That's sort of how my wife felt (accidentally typed mom at first lmao 😬😬)

 

She felt like it was more Furiosa being used as a plot point like a device to move Thor's story forward than a movie about her.

 

I expected something as bad as The Marvels, Wonder Woman 2, or TLJ (:troll:) so I'm ~fine~ with it.

I don’t mind that necessarily. Dementus is a fun character, and in a way that’s a lot like Fury Road in that Max is the title character, but it’s mostly Furiosa’s movie. For me it’s more about how the movie chooses to spend its time with these characters. Like with Dementus:

Spoiler

The scene of him taking over Gas Town is fun. That’s a setting that is unexplored in Fury Road. How does it function? What’s life like for the people there? How does Dementus fail to keep it running after taking it over? We are told he’s fucking everything up, but the next time we go there it’s just another place for people to riot and things to blow up. If this character is going to take up so much of the movie, and we are slowing down the pace so much, why not explore this new scenario? I bet there were some fun freaks we could meet there, and a gang leader suddenly being responsible for running a giant town/factory is a fun premise.

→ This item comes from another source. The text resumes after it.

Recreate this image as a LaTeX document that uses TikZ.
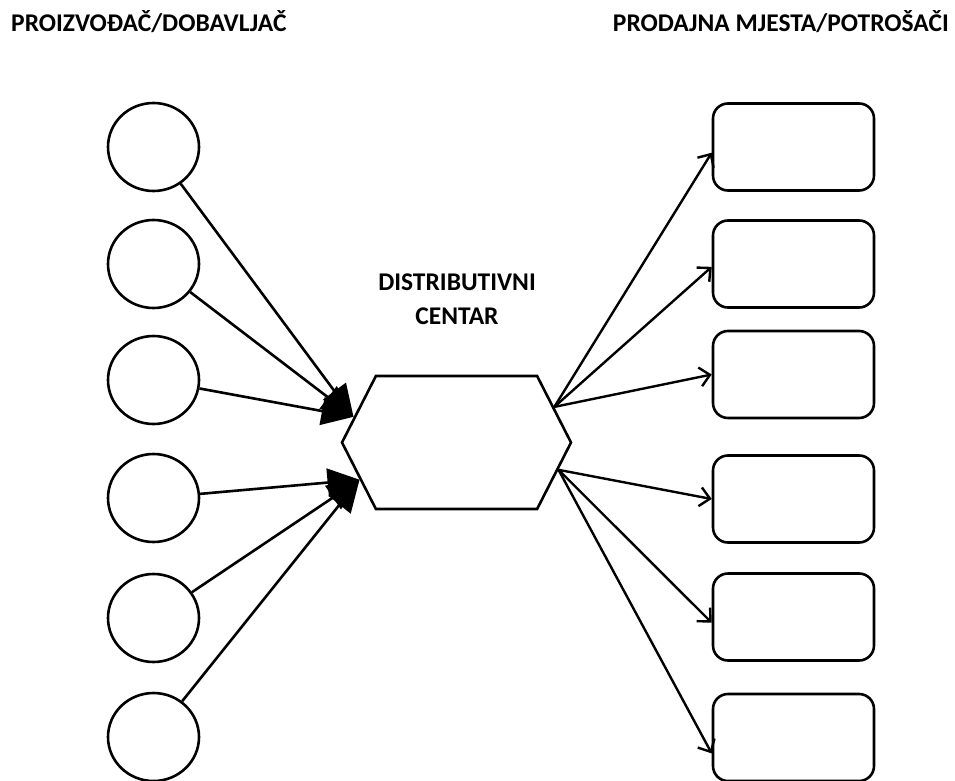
\documentclass[tikz,border=0pt]{standalone}
\usepackage{fontspec}
\setmainfont{Carlito}
\usepackage{tikz}
\usetikzlibrary{arrows.meta,shapes.geometric,shapes.symbols}

\tikzset{
  naslov/.style={font=\fontsize{25.5}{34}\selectfont\bfseries, inner sep=0pt},
  dobavljac/.style={draw, ellipse, line width=2.6pt, minimum width=91pt, minimum height=88pt, inner sep=0pt},
  potrosac/.style={draw, rectangle, rounded corners=15pt, line width=2.6pt, minimum width=161pt, minimum height=87pt, inner sep=0pt},
  centar/.style={draw, signal, signal to=east and west, signal pointer angle=126, line width=2.6pt, minimum width=229pt, minimum height=133pt, inner sep=0pt},
  ulaz/.style={line width=2.6pt, -{Triangle[length=32pt,width=28pt]}},
  izlaz/.style={line width=2.4pt, -{Straight Barb[length=10pt,width=19pt]}}
}

\begin{document}
\begin{tikzpicture}[x=1pt,y=-1pt]
\useasboundingbox (0,0) rectangle (955,781);

\node[naslov, anchor=base west] (tlijevo) at (11,32) {PROIZVOĐAČ/DOBAVLJAČ};
\node[naslov, anchor=base east] (tdesno) at (949,32) {PRODAJNA MJESTA/POTROŠAČI};
\node[naslov, align=center] (tcentar) at (457,299) {DISTRIBUTIVNI\\CENTAR};

\node[centar] (dc) at (456.5,442.5) {};

\node[dobavljac] (d1) at (153.5,147) {};
\node[dobavljac] (d2) at (153.5,264) {};
\node[dobavljac] (d3) at (153.5,380) {};
\node[dobavljac] (d4) at (153.5,498) {};
\node[dobavljac] (d5) at (153.5,618) {};
\node[dobavljac] (d6) at (153.5,737) {};

\node[potrosac] (p1) at (793.5,147) {};
\node[potrosac] (p2) at (793.5,264) {};
\node[potrosac] (p3) at (793.5,374.5) {};
\node[potrosac] (p4) at (793.5,499) {};
\node[potrosac] (p5) at (793.5,617) {};
\node[potrosac] (p6) at (793.5,737.5) {};

\draw[ulaz] (d1) -- (dc.166);
\draw[ulaz] (d2) -- (dc.166);
\draw[ulaz] (d3) -- (dc.166);
\draw[ulaz] (d4) -- (dc.201);
\draw[ulaz] (d5) -- (dc.201);
\draw[ulaz] (d6) -- (dc.201);

\draw[izlaz] (dc.20) -- (p1.184);
\draw[izlaz] (dc.20) -- (p2.182);
\draw[izlaz] (dc.20) -- (p3.west);
\draw[izlaz] (dc.345) -- (p4.west);
\draw[izlaz] (dc.345) -- (p5.184);
\draw[izlaz] (dc.345) -- (p6.191);
\end{tikzpicture}
\end{document}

Or Jack, the other guy who kinda takes over the movie for a bit.

Spoiler

At the end of the extended action scene where they met (which was the highlight of the movie for me) he’s like “I’ll teach you everything I know” Then literally two minutes later in the next scene, we are told that’s already happened. We just fully skipped over weeks (months? Years?) of these two people working together and bonding. That felt crazy to me. In a normal action movie, that’s fine, but this movie is (in theory) supposed to be more of a character based epic. So why are we fast-forwarding through all of the character stuff?

 

Also I thought it was kinda funny that we completely skip the scene where they return from that mission where Furiosa has revealed herself after posing as a mute mechanic for like a decade. Did nobody have a reaction to that? 

I ultimately enjoyed the movie, and maybe now that I know what to expect it’ll work better on rewatch. For all of my nitpicks with the story, there are a lot great moments as well.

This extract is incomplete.